• _EXERCISE REQUIREMENTS_:
Extract only the first line of the listing and every line after it up to and including the one with "y_ticks = [0, 20, 40, 60, 80, 100]". Omit the pictures.

--- Begin SUPPLIED DATA ---

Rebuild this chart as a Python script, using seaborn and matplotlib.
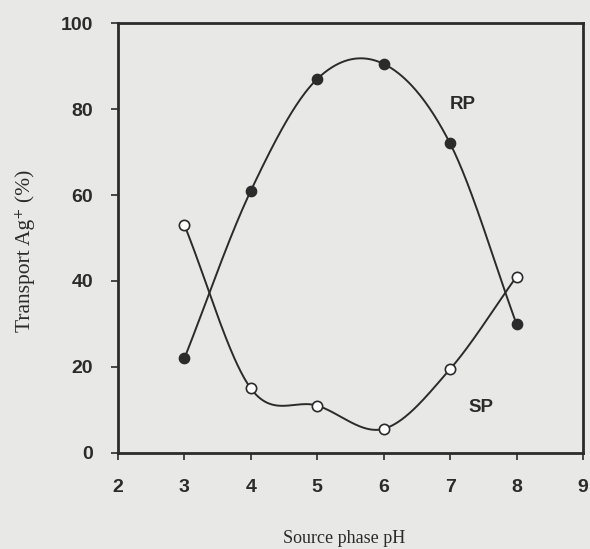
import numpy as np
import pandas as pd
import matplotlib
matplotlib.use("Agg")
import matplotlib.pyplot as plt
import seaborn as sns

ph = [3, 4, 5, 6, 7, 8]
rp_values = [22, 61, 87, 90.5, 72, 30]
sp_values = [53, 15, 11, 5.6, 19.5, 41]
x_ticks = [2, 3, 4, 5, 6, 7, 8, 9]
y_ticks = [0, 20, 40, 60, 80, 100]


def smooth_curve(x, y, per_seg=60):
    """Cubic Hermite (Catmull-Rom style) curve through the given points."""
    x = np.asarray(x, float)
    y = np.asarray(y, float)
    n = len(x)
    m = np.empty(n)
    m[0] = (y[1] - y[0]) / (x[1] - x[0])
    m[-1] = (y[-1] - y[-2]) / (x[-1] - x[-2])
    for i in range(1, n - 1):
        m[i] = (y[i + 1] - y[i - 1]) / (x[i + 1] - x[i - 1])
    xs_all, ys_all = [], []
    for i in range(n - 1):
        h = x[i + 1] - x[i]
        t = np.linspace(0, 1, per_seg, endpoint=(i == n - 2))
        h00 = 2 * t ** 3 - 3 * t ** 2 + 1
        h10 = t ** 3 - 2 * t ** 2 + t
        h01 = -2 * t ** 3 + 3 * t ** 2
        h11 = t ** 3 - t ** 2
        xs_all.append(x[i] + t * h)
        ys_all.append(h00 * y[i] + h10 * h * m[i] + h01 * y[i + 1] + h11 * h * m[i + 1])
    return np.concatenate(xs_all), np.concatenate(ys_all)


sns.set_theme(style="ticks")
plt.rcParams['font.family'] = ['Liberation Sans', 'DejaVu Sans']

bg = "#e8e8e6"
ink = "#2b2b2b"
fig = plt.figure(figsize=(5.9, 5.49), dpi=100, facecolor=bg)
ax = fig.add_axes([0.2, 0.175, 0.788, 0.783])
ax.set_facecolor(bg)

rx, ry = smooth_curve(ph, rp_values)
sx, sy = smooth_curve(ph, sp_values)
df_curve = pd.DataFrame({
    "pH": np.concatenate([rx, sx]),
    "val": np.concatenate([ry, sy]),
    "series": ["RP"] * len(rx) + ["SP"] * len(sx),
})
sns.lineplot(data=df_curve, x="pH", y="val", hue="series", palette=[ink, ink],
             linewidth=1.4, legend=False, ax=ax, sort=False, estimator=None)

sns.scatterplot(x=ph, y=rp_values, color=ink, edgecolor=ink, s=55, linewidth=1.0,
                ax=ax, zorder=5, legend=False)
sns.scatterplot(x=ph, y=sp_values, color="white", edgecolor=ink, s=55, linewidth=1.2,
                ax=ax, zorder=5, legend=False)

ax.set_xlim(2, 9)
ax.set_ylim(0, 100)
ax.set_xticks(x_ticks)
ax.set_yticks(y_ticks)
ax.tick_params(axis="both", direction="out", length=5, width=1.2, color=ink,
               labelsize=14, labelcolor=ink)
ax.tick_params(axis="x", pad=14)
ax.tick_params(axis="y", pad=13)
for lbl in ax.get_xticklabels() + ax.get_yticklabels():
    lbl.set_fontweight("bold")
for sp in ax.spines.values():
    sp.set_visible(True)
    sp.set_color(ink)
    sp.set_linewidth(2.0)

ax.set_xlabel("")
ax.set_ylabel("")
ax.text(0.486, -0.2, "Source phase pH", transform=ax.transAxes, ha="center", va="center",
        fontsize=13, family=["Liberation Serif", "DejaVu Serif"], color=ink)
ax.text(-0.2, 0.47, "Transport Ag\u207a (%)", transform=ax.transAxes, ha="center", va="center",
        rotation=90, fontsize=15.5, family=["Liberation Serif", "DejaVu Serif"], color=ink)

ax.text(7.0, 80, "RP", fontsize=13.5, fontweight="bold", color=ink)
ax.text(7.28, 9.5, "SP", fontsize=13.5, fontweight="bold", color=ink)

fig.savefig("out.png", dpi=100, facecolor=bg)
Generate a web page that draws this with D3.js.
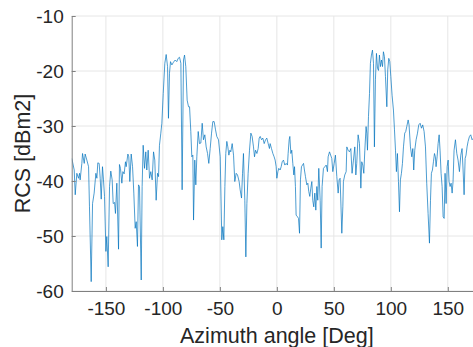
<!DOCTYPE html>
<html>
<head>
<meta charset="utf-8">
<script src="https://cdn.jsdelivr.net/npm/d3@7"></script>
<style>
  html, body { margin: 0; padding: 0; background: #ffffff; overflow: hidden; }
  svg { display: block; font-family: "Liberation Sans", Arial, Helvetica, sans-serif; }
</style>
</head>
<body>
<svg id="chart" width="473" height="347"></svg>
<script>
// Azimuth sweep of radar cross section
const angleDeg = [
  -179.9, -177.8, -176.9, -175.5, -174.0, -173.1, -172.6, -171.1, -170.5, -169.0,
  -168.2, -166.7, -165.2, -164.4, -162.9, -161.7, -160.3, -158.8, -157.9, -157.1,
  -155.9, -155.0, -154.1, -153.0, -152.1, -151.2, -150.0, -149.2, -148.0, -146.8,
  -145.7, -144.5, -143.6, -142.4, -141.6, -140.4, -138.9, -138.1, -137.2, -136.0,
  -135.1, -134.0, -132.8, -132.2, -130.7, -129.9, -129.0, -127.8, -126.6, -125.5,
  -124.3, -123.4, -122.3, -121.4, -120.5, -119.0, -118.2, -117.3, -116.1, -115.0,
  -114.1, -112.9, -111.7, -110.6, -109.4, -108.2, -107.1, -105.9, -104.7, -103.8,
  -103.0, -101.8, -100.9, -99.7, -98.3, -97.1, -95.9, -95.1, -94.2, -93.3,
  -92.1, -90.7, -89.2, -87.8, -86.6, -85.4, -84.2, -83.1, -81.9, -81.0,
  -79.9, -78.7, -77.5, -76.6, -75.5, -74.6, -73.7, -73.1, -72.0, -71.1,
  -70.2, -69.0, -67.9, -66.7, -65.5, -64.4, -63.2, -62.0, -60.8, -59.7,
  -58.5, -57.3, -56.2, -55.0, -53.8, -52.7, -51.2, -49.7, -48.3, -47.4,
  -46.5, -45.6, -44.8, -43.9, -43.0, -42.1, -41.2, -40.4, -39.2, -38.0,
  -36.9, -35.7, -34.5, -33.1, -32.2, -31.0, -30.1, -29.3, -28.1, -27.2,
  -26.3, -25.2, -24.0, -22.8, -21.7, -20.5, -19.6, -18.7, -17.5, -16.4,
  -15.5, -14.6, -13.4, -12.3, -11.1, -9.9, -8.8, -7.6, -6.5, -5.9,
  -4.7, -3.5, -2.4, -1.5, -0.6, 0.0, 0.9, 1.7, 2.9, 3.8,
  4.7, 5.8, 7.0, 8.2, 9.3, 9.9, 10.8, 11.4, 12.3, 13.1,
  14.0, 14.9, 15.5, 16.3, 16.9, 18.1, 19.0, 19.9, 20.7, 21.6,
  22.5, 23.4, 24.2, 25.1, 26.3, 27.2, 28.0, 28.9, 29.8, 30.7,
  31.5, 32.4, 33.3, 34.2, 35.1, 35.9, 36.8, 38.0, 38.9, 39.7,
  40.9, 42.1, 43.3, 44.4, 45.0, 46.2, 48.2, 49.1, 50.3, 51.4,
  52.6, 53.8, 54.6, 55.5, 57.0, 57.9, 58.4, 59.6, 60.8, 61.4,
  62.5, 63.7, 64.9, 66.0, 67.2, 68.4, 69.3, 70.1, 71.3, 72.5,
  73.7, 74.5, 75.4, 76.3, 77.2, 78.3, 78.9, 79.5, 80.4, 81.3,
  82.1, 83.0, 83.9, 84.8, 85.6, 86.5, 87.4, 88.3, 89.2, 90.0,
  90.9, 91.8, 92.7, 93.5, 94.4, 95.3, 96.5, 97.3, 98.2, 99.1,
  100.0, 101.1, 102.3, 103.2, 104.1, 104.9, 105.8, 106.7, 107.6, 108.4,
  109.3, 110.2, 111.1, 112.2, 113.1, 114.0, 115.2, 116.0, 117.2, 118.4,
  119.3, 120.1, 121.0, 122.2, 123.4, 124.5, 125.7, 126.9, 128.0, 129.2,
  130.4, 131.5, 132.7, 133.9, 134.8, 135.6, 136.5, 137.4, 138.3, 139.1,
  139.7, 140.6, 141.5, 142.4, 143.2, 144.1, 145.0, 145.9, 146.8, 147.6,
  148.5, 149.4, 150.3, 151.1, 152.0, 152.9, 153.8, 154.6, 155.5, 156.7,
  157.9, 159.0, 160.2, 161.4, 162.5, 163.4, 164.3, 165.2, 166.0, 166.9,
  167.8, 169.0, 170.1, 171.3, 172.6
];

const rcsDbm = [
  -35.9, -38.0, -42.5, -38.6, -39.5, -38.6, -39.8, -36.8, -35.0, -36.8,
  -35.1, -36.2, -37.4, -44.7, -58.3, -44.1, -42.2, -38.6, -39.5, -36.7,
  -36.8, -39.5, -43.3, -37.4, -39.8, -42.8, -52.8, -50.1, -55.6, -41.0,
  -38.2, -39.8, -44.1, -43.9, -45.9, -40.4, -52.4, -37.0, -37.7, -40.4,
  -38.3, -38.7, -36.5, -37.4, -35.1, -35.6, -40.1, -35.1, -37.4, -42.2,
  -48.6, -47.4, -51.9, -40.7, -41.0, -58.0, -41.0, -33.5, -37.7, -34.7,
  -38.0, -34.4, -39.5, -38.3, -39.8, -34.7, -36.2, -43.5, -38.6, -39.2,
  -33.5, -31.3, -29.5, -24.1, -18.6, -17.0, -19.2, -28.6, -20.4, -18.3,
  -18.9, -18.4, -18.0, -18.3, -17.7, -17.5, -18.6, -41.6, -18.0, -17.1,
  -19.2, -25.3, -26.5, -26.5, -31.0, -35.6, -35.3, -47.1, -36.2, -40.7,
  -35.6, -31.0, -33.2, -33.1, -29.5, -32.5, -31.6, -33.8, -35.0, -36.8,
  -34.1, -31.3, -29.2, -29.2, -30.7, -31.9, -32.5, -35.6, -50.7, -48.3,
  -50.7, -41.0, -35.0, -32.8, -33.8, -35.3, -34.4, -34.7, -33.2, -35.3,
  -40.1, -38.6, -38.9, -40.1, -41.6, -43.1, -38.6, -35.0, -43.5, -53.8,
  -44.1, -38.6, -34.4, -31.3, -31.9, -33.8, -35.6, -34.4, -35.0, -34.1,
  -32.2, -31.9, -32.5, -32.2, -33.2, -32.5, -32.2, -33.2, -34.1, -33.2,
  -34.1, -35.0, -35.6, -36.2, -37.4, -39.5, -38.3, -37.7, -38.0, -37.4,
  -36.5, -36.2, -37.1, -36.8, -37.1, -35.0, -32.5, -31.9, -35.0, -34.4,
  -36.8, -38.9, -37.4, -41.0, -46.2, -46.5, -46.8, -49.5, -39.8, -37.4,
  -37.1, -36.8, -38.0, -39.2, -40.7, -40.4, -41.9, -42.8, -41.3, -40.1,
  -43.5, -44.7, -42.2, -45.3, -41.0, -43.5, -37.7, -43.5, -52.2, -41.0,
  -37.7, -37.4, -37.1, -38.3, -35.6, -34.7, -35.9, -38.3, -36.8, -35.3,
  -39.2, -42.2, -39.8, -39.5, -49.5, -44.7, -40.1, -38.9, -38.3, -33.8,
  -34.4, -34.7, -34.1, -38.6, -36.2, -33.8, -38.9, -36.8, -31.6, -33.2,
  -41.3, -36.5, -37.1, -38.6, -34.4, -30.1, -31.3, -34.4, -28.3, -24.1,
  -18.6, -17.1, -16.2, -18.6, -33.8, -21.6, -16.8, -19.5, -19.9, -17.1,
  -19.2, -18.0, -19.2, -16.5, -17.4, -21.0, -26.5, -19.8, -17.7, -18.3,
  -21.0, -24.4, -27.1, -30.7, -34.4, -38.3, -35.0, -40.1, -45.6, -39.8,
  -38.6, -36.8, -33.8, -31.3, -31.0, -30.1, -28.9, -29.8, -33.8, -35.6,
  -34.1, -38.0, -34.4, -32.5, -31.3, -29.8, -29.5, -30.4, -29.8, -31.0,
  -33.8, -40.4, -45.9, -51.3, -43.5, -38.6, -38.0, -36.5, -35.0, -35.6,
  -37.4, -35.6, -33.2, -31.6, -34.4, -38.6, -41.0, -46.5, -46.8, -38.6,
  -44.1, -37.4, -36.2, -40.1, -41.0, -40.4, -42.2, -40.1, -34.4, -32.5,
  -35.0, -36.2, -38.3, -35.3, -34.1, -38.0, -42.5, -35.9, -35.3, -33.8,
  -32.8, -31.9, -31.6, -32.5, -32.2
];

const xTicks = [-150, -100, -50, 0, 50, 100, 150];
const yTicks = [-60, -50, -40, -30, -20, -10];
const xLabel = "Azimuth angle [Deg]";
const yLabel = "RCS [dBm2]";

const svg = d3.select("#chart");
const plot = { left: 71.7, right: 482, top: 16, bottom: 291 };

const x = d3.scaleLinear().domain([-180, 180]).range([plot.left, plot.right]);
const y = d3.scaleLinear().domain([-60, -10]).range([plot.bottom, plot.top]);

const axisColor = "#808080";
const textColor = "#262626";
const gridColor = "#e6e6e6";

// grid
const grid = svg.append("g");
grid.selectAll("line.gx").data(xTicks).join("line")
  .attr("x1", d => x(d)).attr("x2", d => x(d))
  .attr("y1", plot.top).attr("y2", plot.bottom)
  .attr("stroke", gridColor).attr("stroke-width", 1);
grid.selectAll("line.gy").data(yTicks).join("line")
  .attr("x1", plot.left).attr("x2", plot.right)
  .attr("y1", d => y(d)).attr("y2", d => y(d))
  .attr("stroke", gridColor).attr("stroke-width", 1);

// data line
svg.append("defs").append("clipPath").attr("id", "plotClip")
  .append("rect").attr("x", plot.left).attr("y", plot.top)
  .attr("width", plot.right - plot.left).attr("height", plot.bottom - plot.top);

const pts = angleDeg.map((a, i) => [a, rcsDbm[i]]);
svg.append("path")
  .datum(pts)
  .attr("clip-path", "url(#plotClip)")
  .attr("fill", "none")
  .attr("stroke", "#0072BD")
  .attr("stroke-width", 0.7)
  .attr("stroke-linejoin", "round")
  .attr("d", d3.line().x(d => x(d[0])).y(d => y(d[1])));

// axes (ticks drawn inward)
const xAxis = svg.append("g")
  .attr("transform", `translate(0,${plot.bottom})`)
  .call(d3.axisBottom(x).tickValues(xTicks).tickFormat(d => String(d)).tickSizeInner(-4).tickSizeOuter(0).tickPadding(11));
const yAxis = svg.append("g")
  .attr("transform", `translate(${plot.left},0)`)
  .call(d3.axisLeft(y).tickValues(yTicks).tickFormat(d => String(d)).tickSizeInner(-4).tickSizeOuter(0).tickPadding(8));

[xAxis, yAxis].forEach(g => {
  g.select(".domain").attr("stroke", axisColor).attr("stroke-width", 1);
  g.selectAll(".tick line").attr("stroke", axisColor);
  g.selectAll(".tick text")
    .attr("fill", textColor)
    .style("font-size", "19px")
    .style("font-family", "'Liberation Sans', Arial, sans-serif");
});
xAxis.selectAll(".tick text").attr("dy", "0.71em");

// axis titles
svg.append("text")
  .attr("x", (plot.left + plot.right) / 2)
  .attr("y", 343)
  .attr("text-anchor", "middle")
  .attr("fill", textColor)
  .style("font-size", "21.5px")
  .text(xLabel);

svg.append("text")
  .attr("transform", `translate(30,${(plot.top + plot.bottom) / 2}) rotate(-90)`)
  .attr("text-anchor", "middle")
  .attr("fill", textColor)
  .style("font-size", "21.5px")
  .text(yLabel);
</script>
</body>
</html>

--- End SUPPLIED DATA ---

• _PROBLEM SOLUTION_:
Rebuild this chart as a Python script, using seaborn and matplotlib.
import numpy as np
import pandas as pd
import matplotlib
matplotlib.use("Agg")
import matplotlib.pyplot as plt
import seaborn as sns

ph = [3, 4, 5, 6, 7, 8]
rp_values = [22, 61, 87, 90.5, 72, 30]
sp_values = [53, 15, 11, 5.6, 19.5, 41]
x_ticks = [2, 3, 4, 5, 6, 7, 8, 9]
y_ticks = [0, 20, 40, 60, 80, 100]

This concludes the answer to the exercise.